There are two key projects in my career that elevated my work of transcending the body and disability with a culture and entertainment lense. First the Paralympic Closing Ceremony in 2012 where I performed as the snow queen wearing a diamond-encrusted prosthetic and "Prototype' video that was part of the Channel 4's Born Risky disability rebranding campaign. This video piece became viral across the world and has reintroduced the bionic, post-disability, posthuman image for the first time to the masses since the early work of Aimee Mullins in the 90's. I was shortly invited to the MIT Media Lab and was offered a Director's Fellow position.
The access to the Media Lab has pushed my work and vision further from fashion and traditional design into a more technologically interfacing frame. I have been collaborating with Prof. of Biomechatronics Hugh Herr as well as some of the students working in tech fashion. The vast network of MIT's fellow and faculty has really given me a massive overview into innovation and new media, which I have been integrating into my more recent work such as a series of performances a year ago at Art Basel with a piece called 'Sonifica'.
How has your experience with prosthetics influenced other areas of your work?
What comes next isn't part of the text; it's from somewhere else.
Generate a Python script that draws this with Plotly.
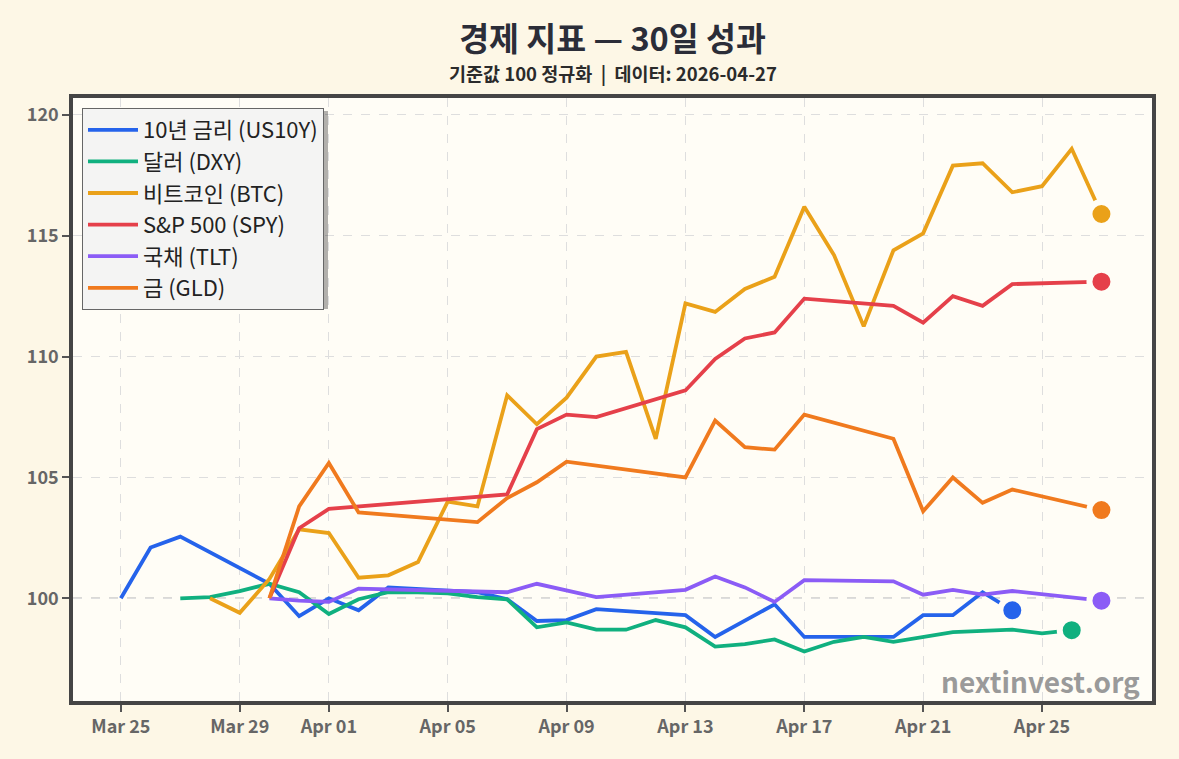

The very basic experience of me voluntarily and positively improving my physicality with a prosthetic has really sent me down the rabbit hole of exploring the post-disability and post-human concept. Although I intuitively began my experimentation with artificial extension to the body because of my health after my operation where I got to play around with basic design of prosthetics and costume in an art form. Its the collaboration with tech artists and scientists that has really focused my work and passion on connecting the academic innovation, research and art world with pop culture. Over the past few years, creative direction has been taking center stage for me orchestrating a positive and romantic vision of future culture with what I see as educational entertainment that also strikes a chord on social impact.
Will the medical and ability-enhancing technologies such as phones be viewed the same in the future? Is there much more to the concept of a prosthesis and can it be redefined soon as we continue extending ourself into the digital world of avatars and AI? A neuroprosthesis so to speak. That's the kind of stuff that keeps me awake at night.
Of course, there is also the more immediate impact that working with prosthetics has had one me. For example, I have witnessed and experienced the lack of progress of female prosthetics, that's an area I am working really hard to improve at the moment by developing a range of high heed adjustable feet that I know will transform lives of many women.
So far, we have seen albums and videos from you - what are you working on over the next year - music and other things?
My last EP release Counterflow was really a step towards interpreting the world that was shaping around me and at the time and I had the pleasure of my very first unusual collaborations, bringing the world of tech and commercial fashion. That record presented many opportunities to create a pop style performance with a deeper cultural anchor. A track from that release was used in a collaboration with the British Council, where we created a bionic reinterpretation of Midsummer's Night Dream.
But recently I started working on probably what is for me the most complex conceptual series of releases, performances, and content. This time i want the music to be directly informed by the experimentation and research that I'm doing in the fields or tech fashion, prosthetics, music technology as well as VR, AR and AI. I feel like I have a fairly unique perspective of where I'm at culturally and i want to focus on the reality of sci-fi that is already here. I don't want to speculate a dystopian future I want it to be based on the reality a one step closer to the unknown. I am very excited to bring to life a multi-sensual experience of my journey to the audience very soon!